→ Stated problem
Copy the data exactly; pictures stay out of the copy.
[Begin]
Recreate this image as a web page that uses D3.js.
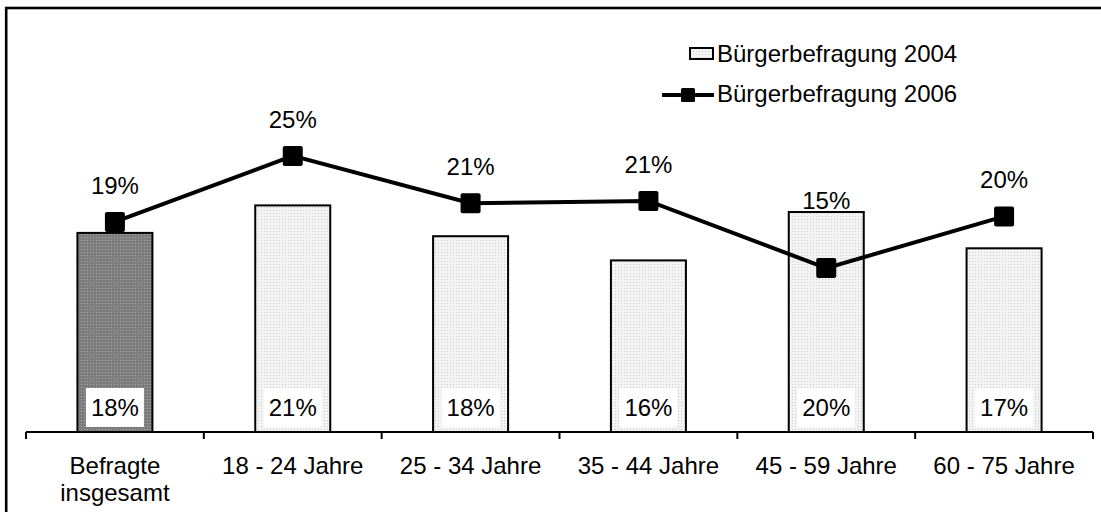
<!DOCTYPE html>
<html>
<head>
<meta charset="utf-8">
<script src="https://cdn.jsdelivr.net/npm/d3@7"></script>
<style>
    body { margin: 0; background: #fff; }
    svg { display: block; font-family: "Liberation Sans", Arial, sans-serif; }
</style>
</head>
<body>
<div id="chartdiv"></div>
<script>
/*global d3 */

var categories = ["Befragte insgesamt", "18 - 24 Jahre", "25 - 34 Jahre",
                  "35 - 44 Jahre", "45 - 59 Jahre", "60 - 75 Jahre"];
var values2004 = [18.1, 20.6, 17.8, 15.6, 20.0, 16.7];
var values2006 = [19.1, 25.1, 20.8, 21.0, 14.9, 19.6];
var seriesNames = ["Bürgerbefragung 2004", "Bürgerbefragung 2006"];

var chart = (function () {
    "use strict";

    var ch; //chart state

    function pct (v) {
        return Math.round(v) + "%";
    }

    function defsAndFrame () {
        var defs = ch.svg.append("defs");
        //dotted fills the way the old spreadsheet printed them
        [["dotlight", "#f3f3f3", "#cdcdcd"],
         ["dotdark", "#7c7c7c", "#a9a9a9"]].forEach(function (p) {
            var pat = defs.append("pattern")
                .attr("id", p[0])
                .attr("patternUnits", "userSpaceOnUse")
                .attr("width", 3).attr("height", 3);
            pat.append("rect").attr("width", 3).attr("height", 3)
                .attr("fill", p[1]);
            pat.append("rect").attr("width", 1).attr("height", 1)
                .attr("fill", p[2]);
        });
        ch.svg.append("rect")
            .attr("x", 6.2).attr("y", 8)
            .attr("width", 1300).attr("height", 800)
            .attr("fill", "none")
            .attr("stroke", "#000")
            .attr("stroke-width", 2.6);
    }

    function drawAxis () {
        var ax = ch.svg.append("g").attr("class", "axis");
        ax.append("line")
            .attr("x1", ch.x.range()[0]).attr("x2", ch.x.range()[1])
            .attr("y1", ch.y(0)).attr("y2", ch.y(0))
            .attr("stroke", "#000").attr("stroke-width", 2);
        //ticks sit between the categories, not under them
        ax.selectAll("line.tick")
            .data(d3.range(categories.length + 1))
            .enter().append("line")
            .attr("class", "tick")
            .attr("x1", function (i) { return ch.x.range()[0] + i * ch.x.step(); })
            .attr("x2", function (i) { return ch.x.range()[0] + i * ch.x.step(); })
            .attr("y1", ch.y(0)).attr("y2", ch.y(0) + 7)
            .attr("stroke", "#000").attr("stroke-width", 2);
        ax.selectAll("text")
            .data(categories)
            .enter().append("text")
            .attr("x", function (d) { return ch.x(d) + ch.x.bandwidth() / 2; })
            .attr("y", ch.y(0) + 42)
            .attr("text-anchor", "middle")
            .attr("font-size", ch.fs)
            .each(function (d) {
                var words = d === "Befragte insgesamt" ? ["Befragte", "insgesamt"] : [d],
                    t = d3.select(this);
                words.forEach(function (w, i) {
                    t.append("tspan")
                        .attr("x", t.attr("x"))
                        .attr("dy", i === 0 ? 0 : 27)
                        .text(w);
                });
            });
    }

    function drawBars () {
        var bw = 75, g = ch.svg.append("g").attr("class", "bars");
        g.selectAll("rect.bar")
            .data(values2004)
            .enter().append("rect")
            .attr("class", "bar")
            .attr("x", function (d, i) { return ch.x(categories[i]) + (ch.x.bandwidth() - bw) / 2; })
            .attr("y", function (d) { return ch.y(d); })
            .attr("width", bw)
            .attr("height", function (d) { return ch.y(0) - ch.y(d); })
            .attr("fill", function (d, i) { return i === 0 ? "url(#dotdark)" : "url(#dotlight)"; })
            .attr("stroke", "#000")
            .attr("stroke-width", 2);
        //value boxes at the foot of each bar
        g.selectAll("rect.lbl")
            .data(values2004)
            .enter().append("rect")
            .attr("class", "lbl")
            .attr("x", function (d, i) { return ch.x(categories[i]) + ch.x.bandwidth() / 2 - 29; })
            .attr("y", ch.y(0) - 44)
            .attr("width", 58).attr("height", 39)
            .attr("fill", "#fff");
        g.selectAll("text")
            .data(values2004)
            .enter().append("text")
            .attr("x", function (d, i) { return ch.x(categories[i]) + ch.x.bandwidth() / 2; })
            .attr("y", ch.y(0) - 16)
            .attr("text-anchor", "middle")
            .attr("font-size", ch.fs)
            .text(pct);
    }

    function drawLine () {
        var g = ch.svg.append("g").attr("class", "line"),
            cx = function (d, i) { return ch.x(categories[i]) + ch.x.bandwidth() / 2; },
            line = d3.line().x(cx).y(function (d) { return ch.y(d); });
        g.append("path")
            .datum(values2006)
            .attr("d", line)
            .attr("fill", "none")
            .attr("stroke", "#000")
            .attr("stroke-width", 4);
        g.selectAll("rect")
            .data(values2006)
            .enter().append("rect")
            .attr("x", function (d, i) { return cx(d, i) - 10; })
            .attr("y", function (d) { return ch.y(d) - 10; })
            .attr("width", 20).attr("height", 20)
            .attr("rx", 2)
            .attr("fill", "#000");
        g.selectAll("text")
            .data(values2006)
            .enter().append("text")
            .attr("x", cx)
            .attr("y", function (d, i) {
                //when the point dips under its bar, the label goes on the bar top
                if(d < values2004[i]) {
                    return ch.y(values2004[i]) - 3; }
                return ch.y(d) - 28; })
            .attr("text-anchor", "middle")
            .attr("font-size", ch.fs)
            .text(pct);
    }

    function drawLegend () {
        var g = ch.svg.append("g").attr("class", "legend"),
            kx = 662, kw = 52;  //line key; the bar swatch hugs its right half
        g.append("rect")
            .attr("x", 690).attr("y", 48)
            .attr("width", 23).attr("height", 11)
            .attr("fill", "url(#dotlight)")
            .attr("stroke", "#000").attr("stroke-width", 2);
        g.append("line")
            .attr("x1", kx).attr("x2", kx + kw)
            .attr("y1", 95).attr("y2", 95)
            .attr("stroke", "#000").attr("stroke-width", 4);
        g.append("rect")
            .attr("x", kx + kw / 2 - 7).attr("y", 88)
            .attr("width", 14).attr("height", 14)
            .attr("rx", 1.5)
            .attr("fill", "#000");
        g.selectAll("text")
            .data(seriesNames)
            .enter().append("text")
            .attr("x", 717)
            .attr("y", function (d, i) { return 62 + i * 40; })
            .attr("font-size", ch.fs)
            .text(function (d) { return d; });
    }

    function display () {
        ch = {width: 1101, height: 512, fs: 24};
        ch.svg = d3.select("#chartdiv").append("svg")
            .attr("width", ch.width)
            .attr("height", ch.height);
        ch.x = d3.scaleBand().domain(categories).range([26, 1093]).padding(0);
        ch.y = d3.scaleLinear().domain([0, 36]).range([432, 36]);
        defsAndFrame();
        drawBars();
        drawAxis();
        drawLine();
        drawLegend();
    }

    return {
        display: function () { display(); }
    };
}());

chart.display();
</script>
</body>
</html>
[End]
→ Final answer
Recreate this image as a web page that uses D3.js.
<!DOCTYPE html>
<html>
<head>
<meta charset="utf-8">
<script src="https://cdn.jsdelivr.net/npm/d3@7"></script>
<style>
    body { margin: 0; background: #fff; }
    svg { display: block; font-family: "Liberation Sans", Arial, sans-serif; }
</style>
</head>
<body>
<div id="chartdiv"></div>
<script>
/*global d3 */

var categories = ["Befragte insgesamt", "18 - 24 Jahre", "25 - 34 Jahre",
                  "35 - 44 Jahre", "45 - 59 Jahre", "60 - 75 Jahre"];
var values2004 = [18.1, 20.6, 17.8, 15.6, 20.0, 16.7];
var values2006 = [19.1, 25.1, 20.8, 21.0, 14.9, 19.6];
var seriesNames = ["Bürgerbefragung 2004", "Bürgerbefragung 2006"];

var chart = (function () {
    "use strict";

    var ch; //chart state

    function pct (v) {
        return Math.round(v) + "%";
    }

    function defsAndFrame () {
        var defs = ch.svg.append("defs");
        //dotted fills the way the old spreadsheet printed them
        [["dotlight", "#f3f3f3", "#cdcdcd"],
         ["dotdark", "#7c7c7c", "#a9a9a9"]].forEach(function (p) {
            var pat = defs.append("pattern")
                .attr("id", p[0])
                .attr("patternUnits", "userSpaceOnUse")
                .attr("width", 3).attr("height", 3);
            pat.append("rect").attr("width", 3).attr("height", 3)
                .attr("fill", p[1]);
            pat.append("rect").attr("width", 1).attr("height", 1)
                .attr("fill", p[2]);
        });
        ch.svg.append("rect")
            .attr("x", 6.2).attr("y", 8)
            .attr("width", 1300).attr("height", 800)
            .attr("fill", "none")
            .attr("stroke", "#000")
            .attr("stroke-width", 2.6);
    }

    function drawAxis () {
        var ax = ch.svg.append("g").attr("class", "axis");
        ax.append("line")
            .attr("x1", ch.x.range()[0]).attr("x2", ch.x.range()[1])
            .attr("y1", ch.y(0)).attr("y2", ch.y(0))
            .attr("stroke", "#000").attr("stroke-width", 2);
        //ticks sit between the categories, not under them
        ax.selectAll("line.tick")
            .data(d3.range(categories.length + 1))
            .enter().append("line")
            .attr("class", "tick")
            .attr("x1", function (i) { return ch.x.range()[0] + i * ch.x.step(); })
            .attr("x2", function (i) { return ch.x.range()[0] + i * ch.x.step(); })
            .attr("y1", ch.y(0)).attr("y2", ch.y(0) + 7)
            .attr("stroke", "#000").attr("stroke-width", 2);
        ax.selectAll("text")
            .data(categories)
            .enter().append("text")
            .attr("x", function (d) { return ch.x(d) + ch.x.bandwidth() / 2; })
            .attr("y", ch.y(0) + 42)
            .attr("text-anchor", "middle")
            .attr("font-size", ch.fs)
            .each(function (d) {
                var words = d === "Befragte insgesamt" ? ["Befragte", "insgesamt"] : [d],
                    t = d3.select(this);
                words.forEach(function (w, i) {
                    t.append("tspan")
                        .attr("x", t.attr("x"))
                        .attr("dy", i === 0 ? 0 : 27)
                        .text(w);
                });
            });
    }

    function drawBars () {
        var bw = 75, g = ch.svg.append("g").attr("class", "bars");
        g.selectAll("rect.bar")
            .data(values2004)
            .enter().append("rect")
            .attr("class", "bar")
            .attr("x", function (d, i) { return ch.x(categories[i]) + (ch.x.bandwidth() - bw) / 2; })
            .attr("y", function (d) { return ch.y(d); })
            .attr("width", bw)
            .attr("height", function (d) { return ch.y(0) - ch.y(d); })
            .attr("fill", function (d, i) { return i === 0 ? "url(#dotdark)" : "url(#dotlight)"; })
            .attr("stroke", "#000")
            .attr("stroke-width", 2);
        //value boxes at the foot of each bar
        g.selectAll("rect.lbl")
            .data(values2004)
            .enter().append("rect")
            .attr("class", "lbl")
            .attr("x", function (d, i) { return ch.x(categories[i]) + ch.x.bandwidth() / 2 - 29; })
            .attr("y", ch.y(0) - 44)
            .attr("width", 58).attr("height", 39)
            .attr("fill", "#fff");
        g.selectAll("text")
            .data(values2004)
            .enter().append("text")
            .attr("x", function (d, i) { return ch.x(categories[i]) + ch.x.bandwidth() / 2; })
            .attr("y", ch.y(0) - 16)
            .attr("text-anchor", "middle")
            .attr("font-size", ch.fs)
            .text(pct);
    }

    function drawLine () {
        var g = ch.svg.append("g").attr("class", "line"),
            cx = function (d, i) { return ch.x(categories[i]) + ch.x.bandwidth() / 2; },
            line = d3.line().x(cx).y(function (d) { return ch.y(d); });
        g.append("path")
            .datum(values2006)
            .attr("d", line)
            .attr("fill", "none")
            .attr("stroke", "#000")
            .attr("stroke-width", 4);
        g.selectAll("rect")
            .data(values2006)
            .enter().append("rect")
            .attr("x", function (d, i) { return cx(d, i) - 10; })
            .attr("y", function (d) { return ch.y(d) - 10; })
            .attr("width", 20).attr("height", 20)
            .attr("rx", 2)
            .attr("fill", "#000");
        g.selectAll("text")
            .data(values2006)
            .enter().append("text")
            .attr("x", cx)
            .attr("y", function (d, i) {
                //when the point dips under its bar, the label goes on the bar top
                if(d < values2004[i]) {
                    return ch.y(values2004[i]) - 3; }
                return ch.y(d) - 28; })
            .attr("text-anchor", "middle")
            .attr("font-size", ch.fs)
            .text(pct);
    }

    function drawLegend () {
        var g = ch.svg.append("g").attr("class", "legend"),
            kx = 662, kw = 52;  //line key; the bar swatch hugs its right half
        g.append("rect")
            .attr("x", 690).attr("y", 48)
            .attr("width", 23).attr("height", 11)
            .attr("fill", "url(#dotlight)")
            .attr("stroke", "#000").attr("stroke-width", 2);
        g.append("line")
            .attr("x1", kx).attr("x2", kx + kw)
            .attr("y1", 95).attr("y2", 95)
            .attr("stroke", "#000").attr("stroke-width", 4);
        g.append("rect")
            .attr("x", kx + kw / 2 - 7).attr("y", 88)
            .attr("width", 14).attr("height", 14)
            .attr("rx", 1.5)
            .attr("fill", "#000");
        g.selectAll("text")
            .data(seriesNames)
            .enter().append("text")
            .attr("x", 717)
            .attr("y", function (d, i) { return 62 + i * 40; })
            .attr("font-size", ch.fs)
            .text(function (d) { return d; });
    }

    function display () {
        ch = {width: 1101, height: 512, fs: 24};
        ch.svg = d3.select("#chartdiv").append("svg")
            .attr("width", ch.width)
            .attr("height", ch.height);
        ch.x = d3.scaleBand().domain(categories).range([26, 1093]).padding(0);
        ch.y = d3.scaleLinear().domain([0, 36]).range([432, 36]);
        defsAndFrame();
        drawBars();
        drawAxis();
        drawLine();
        drawLegend();
    }

    return {
        display: function () { display(); }
    };
}());

chart.display();
</script>
</body>
</html>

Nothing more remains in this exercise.